La ricerca senza fine di definizioni (fuorvianti) per materiali che pelle non sono: è il turno di “leathery”

Quando nell’inverno del 2016 un bimbo della Elementari coniò il termine “petaloso”, ricevendo il riconoscimento dell’Accademia della Crusca, l’episodio suscitò un’onda social di simpatia che tenne banco per qualche giorno su quotidiani e bacheche Facebook. Il fatto ormai è un po’ datato, ma quando abbiamo letto in “Pulse of Fashion 2017” (pubblicazione a cura di Global Fashion Agenda e The Boston Consulting Group) il termine “leathery” ci è tornato in mente. Perché l’aggettivo, all’impronta, è traducibile come “pelloso” e, se non è un vero e proprio neologismo, poco ci manca.
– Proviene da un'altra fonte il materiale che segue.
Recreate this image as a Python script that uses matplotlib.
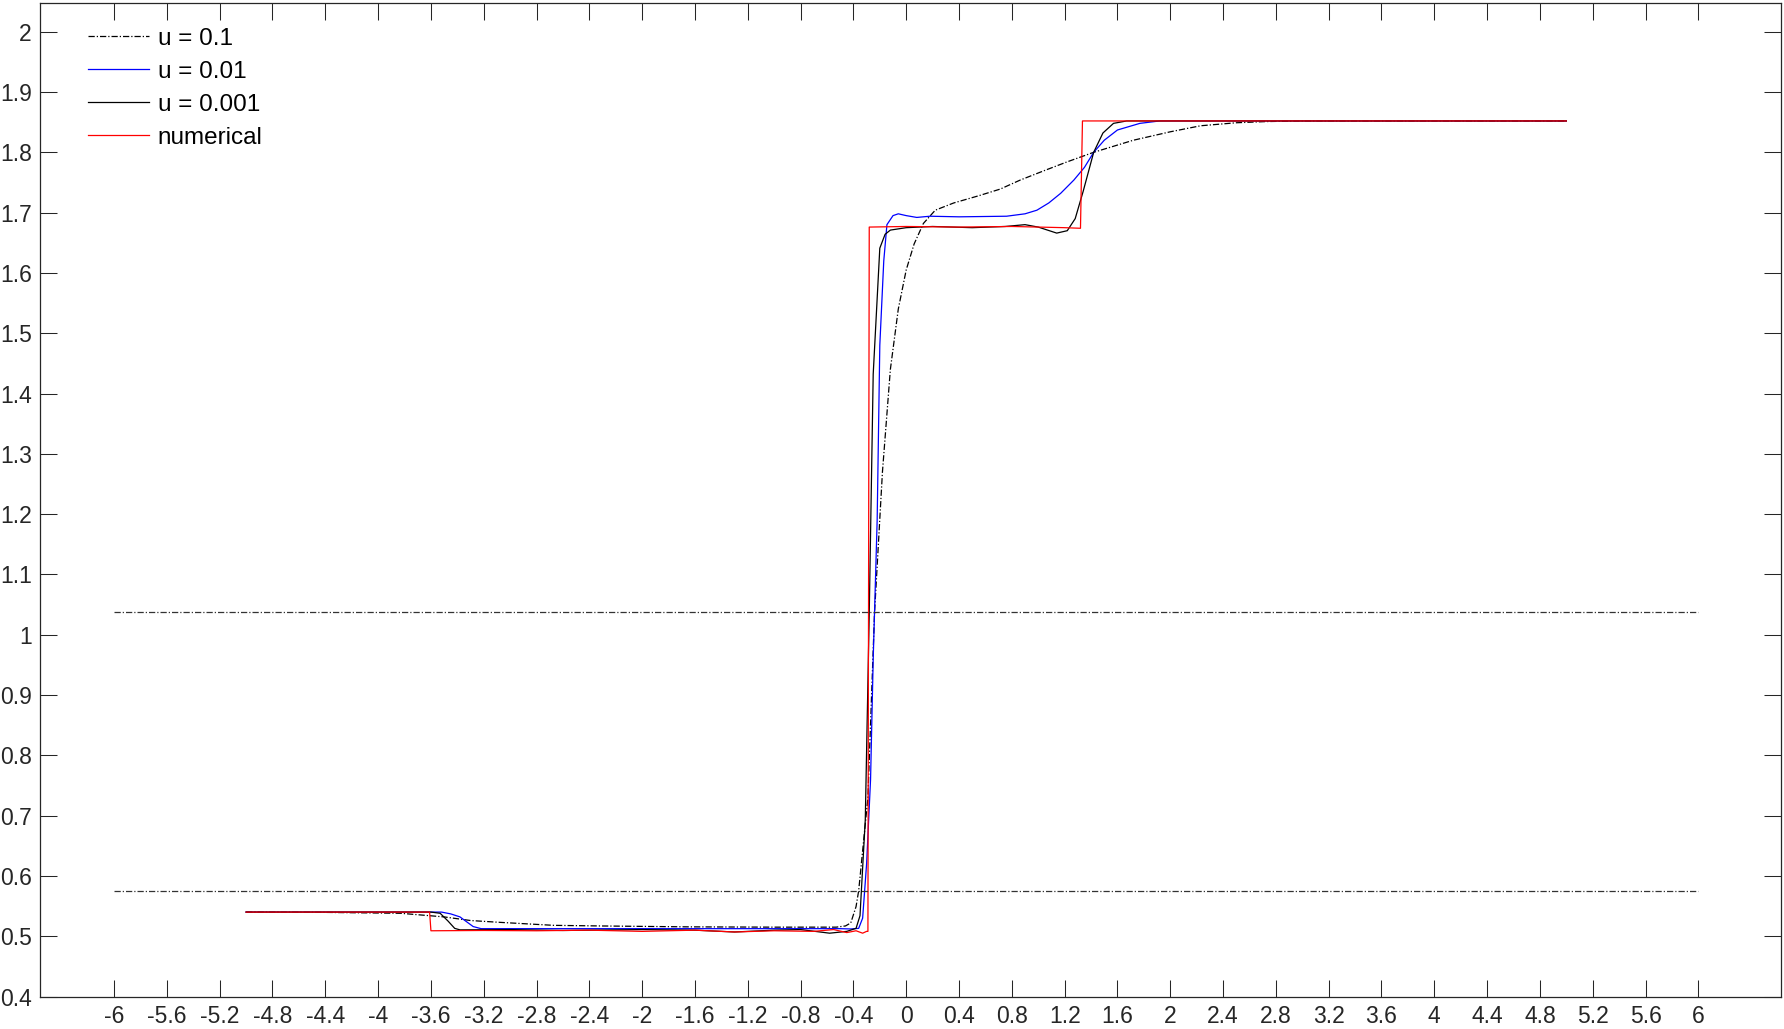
import matplotlib
matplotlib.use("Agg")
import matplotlib.pyplot as plt
import numpy as np
from matplotlib.ticker import FuncFormatter, MultipleLocator

# values
x_num = [-5.0, -3.61, -3.60, -3.2, -2.8, -2.4, -2.0, -1.6, -1.3, -1.0, -0.7,
         -0.55, -0.45, -0.38, -0.33, -0.30, -0.29, -0.28, 0.0, 0.4, 0.8, 1.2,
         1.32, 1.335, 5.0]
y_num = [0.540, 0.540, 0.509, 0.5095, 0.509, 0.510, 0.508, 0.510, 0.507, 0.509,
         0.508, 0.511, 0.506, 0.509, 0.505, 0.508, 0.508, 1.676, 1.677, 1.676,
         1.677, 1.675, 1.674, 1.852, 1.852]

x_u001 = [-5.0, -3.6, -3.53, -3.47, -3.42, -3.38, -3.0, -2.6, -2.0, -1.6, -1.3,
          -1.0, -0.8, -0.58, -0.45, -0.38, -0.35, -0.31, -0.28, -0.25, -0.20,
          -0.16, -0.12, 0.0, 0.2, 0.5, 0.75, 0.9, 1.0, 1.14, 1.22, 1.28, 1.34,
          1.42, 1.49, 1.57, 1.67, 5.0]
y_u001 = [0.540, 0.540, 0.538, 0.525, 0.513, 0.5105, 0.511, 0.5095, 0.511, 0.510,
          0.507, 0.510, 0.511, 0.505, 0.508, 0.513, 0.534, 0.693, 1.036, 1.432,
          1.641, 1.664, 1.671, 1.675, 1.677, 1.675, 1.677, 1.680, 1.676, 1.666,
          1.670, 1.69, 1.735, 1.80, 1.832, 1.848, 1.852, 1.852]

x_u01 = [-5.0, -3.52, -3.45, -3.38, -3.33, -3.28, -3.22, -3.0, -2.0, -1.0, -0.5,
         -0.42, -0.36, -0.33, -0.30, -0.27, -0.25, -0.22, -0.20, -0.17, -0.146,
         -0.10, -0.06, 0.0, 0.08, 0.18, 0.4, 0.76, 0.9, 0.99, 1.08, 1.17, 1.27,
         1.35, 1.42, 1.50, 1.60, 1.77, 1.92, 5.0]
y_u01 = [0.540, 0.540, 0.537, 0.532, 0.524, 0.516, 0.5125, 0.5125, 0.5125, 0.5125,
         0.5125, 0.512, 0.513, 0.53, 0.62, 0.76, 0.96, 1.19, 1.48, 1.62, 1.68,
         1.695, 1.698, 1.695, 1.692, 1.694, 1.693, 1.694, 1.698, 1.704, 1.716,
         1.732, 1.754, 1.775, 1.80, 1.82, 1.837, 1.848, 1.852, 1.852]

x_u1 = [-5.0, -4.4, -3.83, -3.5, -3.3, -3.08, -2.67, -2.32, -1.66, -1.0, -0.53,
        -0.46, -0.42, -0.38, -0.36, -0.29, -0.24, -0.18, -0.12, -0.06, 0.0, 0.06,
        0.13, 0.22, 0.36, 0.55, 0.712, 0.864, 1.05, 1.217, 1.42, 1.72, 2.0, 2.23,
        2.5, 2.73, 3.0, 5.0]
y_u1 = [0.540, 0.5395, 0.538, 0.532, 0.526, 0.523, 0.518, 0.517, 0.5155, 0.515,
        0.515, 0.517, 0.522, 0.549, 0.5755, 0.73, 1.036, 1.27, 1.44, 1.54, 1.605,
        1.648, 1.682, 1.704, 1.716, 1.728, 1.739, 1.754, 1.770, 1.784, 1.80, 1.82,
        1.834, 1.844, 1.849, 1.851, 1.852, 1.852]

x_ref = [-6.0, 6.0]
y_ref_hi = [1.0375, 1.0375]
y_ref_lo = [0.5755, 0.5755]

plt.rcParams["font.family"] = ["Liberation Sans", "DejaVu Sans"]
plt.rcParams["axes.unicode_minus"] = False

fig = plt.figure(figsize=(17.84, 10.29), dpi=100)
ax = fig.add_axes([40 / 1784, 1 - 996.5 / 1029, 1741 / 1784, 993.5 / 1029])

dashdot = (0, (5, 1.6, 1, 1.6))
edge = "#262626"

ax.plot(x_u1, y_u1, color="black", lw=0.9, linestyle=dashdot, label="u = 0.1")
ax.plot(x_u01, y_u01, color="#0000ff", lw=0.9, label="u = 0.01")
ax.plot(x_u001, y_u001, color="black", lw=0.9, label="u = 0.001")
ax.plot(x_num, y_num, color="#ff0000", lw=0.9, label="numerical")
ax.plot(x_ref, y_ref_hi, color="#333333", lw=0.9, linestyle=dashdot)
ax.plot(x_ref, y_ref_lo, color="#333333", lw=0.9, linestyle=dashdot)

ax.set_xlim(-6.561, 6.626)
ax.set_ylim(0.4, 2.0476)
ax.set_xticks(np.round(np.arange(-6, 6.001, 0.4), 1))
ax.yaxis.set_major_locator(MultipleLocator(0.1))
fmt = FuncFormatter(lambda v, p: f"{round(v, 1):g}")
ax.xaxis.set_major_formatter(fmt)
ax.yaxis.set_major_formatter(fmt)

ax.tick_params(axis="both", direction="in", length=12, width=0.75,
               top=True, right=True, colors=edge, labelsize=16.5,
               labelcolor="#262626")
ax.tick_params(axis="x", pad=6)
ax.tick_params(axis="y", pad=6)
for s in ax.spines.values():
    s.set_color(edge)
    s.set_linewidth(0.9)

ax.legend(loc="upper left", bbox_to_anchor=(0.0276, 0.975), frameon=False,
          fontsize=17.5, handlelength=2.5, handletextpad=0.37,
          labelspacing=0.45, borderpad=0, borderaxespad=0)

fig.savefig("out.png", dpi=100)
Peccato che la trovata degli autori del report, presentato al Copenaghen Fashion Summit, non ci stimoli nessun tipo di tenerezza, a differenza del più celebrato “petaloso”. Perché? Gli autori nello studio sostengono (con un metodo incerto e opinabile cui abbiamo dedicato un approfondimento ne La Conceria n. 19) che proprio i materiali naturali, in primis la pelle, abbiano un impatto ambientale difficilmente sostenibile per l’industria della moda. Per questo, allora, consigliano il ricorso a tessuti alternativi, meglio se, appunto, “leathery”. Pellosi. Per noi, un abominio su tutti i fronti.